- Born: 1968 (age 57–58) Miami, Florida
- Education: University of Miami
- Known for: Printmaking & painting
- Website: http://ricgarciastudio.com

= Ric Garcia =

American painter (born 1968)

Ric Garcia (born 1968 Miami, Florida) is an American fine arts painter, digital printmaker, and curator of Cuban ancestry currently working and residing in the Greater Washington, DC area.

== Education ==
Garcia studied and received a BFA in Graphic Design and Illustration from the University of Miami in Florida.

== Life ==
Garcia's parents were Cuban political refugees who immigrated to the United States in 1966. He was born in Miami, where he was raised "surrounded by a close-knit Cuban American community who shared old-world values and traditions." In 2018, The Voice of America quoted him (in a review of an art show demonstrating "the richness and complexity of U.S. culture" as explaining that his parents "chose to come to this country that was offering asylum."

== Art ==
Garcia's artwork has been described as being "on the traditions of pop art …eliciting emotional reactions, introspective questions and celebrating Latino culture”, and even "Warhol-esque."

Picking up on that description, The Washington Post art critic Mark Jenkins, in a review of an immigration-themed show at the American University Museum, wrote "Ric Garcia updates Warhol by crisply and colorfully portraying edible products for the Latin market, with labels far funkier than any designed for Brillo or Campbell's." American University described the work as "Garcia’s widely exhibited paintings and pop art prints are a cultural mash-up of Spanish and American culture."

Garcia often incorporates superheroes, Latino food imagery (most commonly Goya Foods references), Latino cultural references, immigration themes, cinematic icons, and even gods into his work. In the 2016 Washington Post review of American University Museum's The Looking Glass: Artist Immigrants of Washington exhibition, the Post art critic described Garcia's work in the exhibition as being "simultaneously mythic and as modern as a can of Goya black bean soup."

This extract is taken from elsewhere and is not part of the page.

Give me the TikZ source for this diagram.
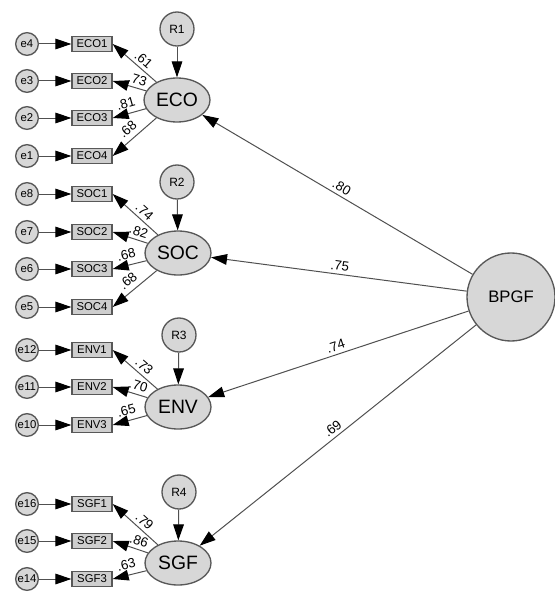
\documentclass[tikz,border=0pt]{standalone}
\usepackage{fontspec}
\setmainfont{Liberation Sans}
\usetikzlibrary{arrows.meta,shapes.geometric}

\definecolor{shapegray}{RGB}{215,215,215}
\definecolor{boxgray}{RGB}{206,206,206}
\definecolor{edgegray}{RGB}{88,88,88}
\definecolor{linegray}{RGB}{80,80,80}

\tikzset{every picture/.style={line width=0.75pt}}
\tikzset{
  errc/.style={circle, draw=edgegray, fill=shapegray, line width=1pt, minimum size=17pt, inner sep=0pt, font=\fontsize{8.5}{9}\selectfont},
  resc/.style={circle, draw=edgegray, fill=shapegray, line width=1pt, minimum size=25.5pt, inner sep=0pt, font=\fontsize{9}{10}\selectfont},
  obsbox/.style={rectangle, draw=edgegray, fill=boxgray, line width=1pt, minimum width=30pt, minimum height=11.25pt, inner sep=0pt, font=\fontsize{8.5}{9}\selectfont},
  latent/.style={ellipse, draw=edgegray, fill=shapegray, line width=1pt, minimum width=49.5pt, minimum height=33pt, inner sep=0pt, font=\fontsize{14.5}{16}\selectfont},
  factor/.style={circle, draw=edgegray, fill=shapegray, line width=1pt, minimum size=66pt, inner sep=0pt, font=\fontsize{12.5}{14}\selectfont},
  regline/.style={draw=linegray, line width=0.75pt, -{Triangle[length=12pt,width=8pt,color=black]}},
  coef/.style={font=\fontsize{10}{11}\selectfont, sloped, above, inner sep=2.5pt},
  coeflow/.style={coef, inner sep=4pt},
}

\begin{document}
\begin{tikzpicture}[x=0.75pt,y=-0.75pt]
\useasboundingbox (0,0) rectangle (554,592);

%Shape: Circle (second order factor)
\draw (511,297) node [factor] (BPGF) {BPGF};

%Shape: Ellipse (first order factors)
\draw (177,100) node [latent] (ECO) {ECO};
\draw (178,253) node [latent] (SOC) {SOC};
\draw (178,407) node [latent] (ENV) {ENV};
\draw (178,563) node [latent] (SGF) {SGF};

%Shape: Circle (residuals)
\draw (177,29) node [resc] (R1) {R1};
\draw (177,182) node [resc] (R2) {R2};
\draw (179,335) node [resc] (R3) {R3};
\draw (179,492) node [resc] (R4) {R4};

%Shape: Rectangle (ECO items)
\draw (92,44) node [obsbox] (ECO1) {ECO1};
\draw (92,81) node [obsbox] (ECO2) {ECO2};
\draw (92,118) node [obsbox] (ECO3) {ECO3};
\draw (92,156) node [obsbox] (ECO4) {ECO4};
%Shape: Rectangle (SOC items)
\draw (92,194) node [obsbox] (SOC1) {SOC1};
\draw (92,232) node [obsbox] (SOC2) {SOC2};
\draw (92,269) node [obsbox] (SOC3) {SOC3};
\draw (92,307) node [obsbox] (SOC4) {SOC4};
%Shape: Rectangle (ENV items)
\draw (92,350) node [obsbox] (ENV1) {ENV1};
\draw (92,387) node [obsbox] (ENV2) {ENV2};
\draw (92,425) node [obsbox] (ENV3) {ENV3};
%Shape: Rectangle (SGF items)
\draw (92,504) node [obsbox] (SGF1) {SGF1};
\draw (92,541) node [obsbox] (SGF2) {SGF2};
\draw (92,579) node [obsbox] (SGF3) {SGF3};

%Shape: Circle (errors)
\draw (27,44) node [errc] (e4) {e4};
\draw (27,81) node [errc] (e3) {e3};
\draw (27,118) node [errc] (e2) {e2};
\draw (27,156) node [errc] (e1) {e1};
\draw (27,194) node [errc] (e8) {e8};
\draw (27,232) node [errc] (e7) {e7};
\draw (27,269) node [errc] (e6) {e6};
\draw (27,307) node [errc] (e5) {e5};
\draw (27,350) node [errc] (e12) {e12};
\draw (27,387) node [errc] (e11) {e11};
\draw (27,425) node [errc] (e10) {e10};
\draw (27,504) node [errc] (e16) {e16};
\draw (27,541) node [errc] (e15) {e15};
\draw (27,579) node [errc] (e14) {e14};

%Straight Lines (errors to items)
\draw [regline] (e4) -- (ECO1);
\draw [regline] (e3) -- (ECO2);
\draw [regline] (e2) -- (ECO3);
\draw [regline] (e1) -- (ECO4);
\draw [regline] (e8) -- (SOC1);
\draw [regline] (e7) -- (SOC2);
\draw [regline] (e6) -- (SOC3);
\draw [regline] (e5) -- (SOC4);
\draw [regline] (e12) -- (ENV1);
\draw [regline] (e11) -- (ENV2);
\draw [regline] (e10) -- (ENV3);
\draw [regline] (e16) -- (SGF1);
\draw [regline] (e15) -- (SGF2);
\draw [regline] (e14) -- (SGF3);

%Straight Lines (residuals)
\draw [regline] (R1) -- (ECO);
\draw [regline] (R2) -- (SOC);
\draw [regline] (R3) -- (ENV);
\draw [regline] (R4) -- (SGF);

%Straight Lines (loadings)
\draw [regline] (ECO) -- (ECO1.east) node [coef, pos=0.42] {.61};
\draw [regline] (ECO) -- (ECO2.east) node [coef, pos=0.33] {.73};
\draw [regline] (ECO) -- (ECO3.east) node [coeflow, pos=0.52] {.81};
\draw [regline] (ECO) -- (ECO4.east) node [coeflow, pos=0.5] {.68};
\draw [regline] (SOC) -- (SOC1.east) node [coef, pos=0.42] {.74};
\draw [regline] (SOC) -- (SOC2.east) node [coef, pos=0.33] {.82};
\draw [regline] (SOC) -- (SOC3.east) node [coeflow, pos=0.52] {.68};
\draw [regline] (SOC) -- (SOC4.east) node [coeflow, pos=0.5] {.68};
\draw [regline] (ENV) -- (ENV1.east) node [coef, pos=0.42] {.73};
\draw [regline] (ENV) -- (ENV2.east) node [coef, pos=0.33] {.70};
\draw [regline] (ENV) -- (ENV3.east) node [coeflow, pos=0.52] {.65};
\draw [regline] (SGF) -- (SGF1.east) node [coef, pos=0.42] {.79};
\draw [regline] (SGF) -- (SGF2.east) node [coef, pos=0.33] {.86};
\draw [regline] (SGF) -- (SGF3.east) node [coeflow, pos=0.52] {.63};

%Straight Lines (second order paths)
\draw [regline] (BPGF) -- (ECO) node [coef, pos=0.5] {.80};
\draw [regline] (BPGF) -- (SOC) node [coef, pos=0.5] {.75};
\draw [regline] (BPGF) -- (ENV) node [coef, pos=0.5] {.74};
\draw [regline] (BPGF) -- (SGF) node [coef, pos=0.5] {.69};

\end{tikzpicture}
\end{document}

In a review of his 2017 two-person show at Washington, DC's Foundry Gallery, the Washington Post art critic wrote that "Mid-20th-century superheroes and movie stars socialize with figures from Renaissance paintings in Foundry Gallery’s 'Dynamic Duos: Power and Form' Ric Garcia’s oils and prints feature DC and Marvel Comics characters..." The Washington Post further noted that the work "seems an intentional rejection of today’s crisp digital imaging." Along the theme of appropriated Latino food and drinks imagery, in 2020 Garcia showed a solo exhibition focused on the use of the Taino chief Hatuey in Latino food/drink imagery.

== Collections ==
Garcia's work has been acquired by the DC Commission on the Arts and Humanities for the Art Bank collection of the city of Washington, DC. It is also in the collection of the Arts and Cultural Heritage Division of The Maryland-National Capital Park and Planning Commission, and in the permanent collection of Prince George's County, Maryland.

== Awards ==
Garcia is a winner of the Maryland State Arts Council 2019 Individual Artists' Awards.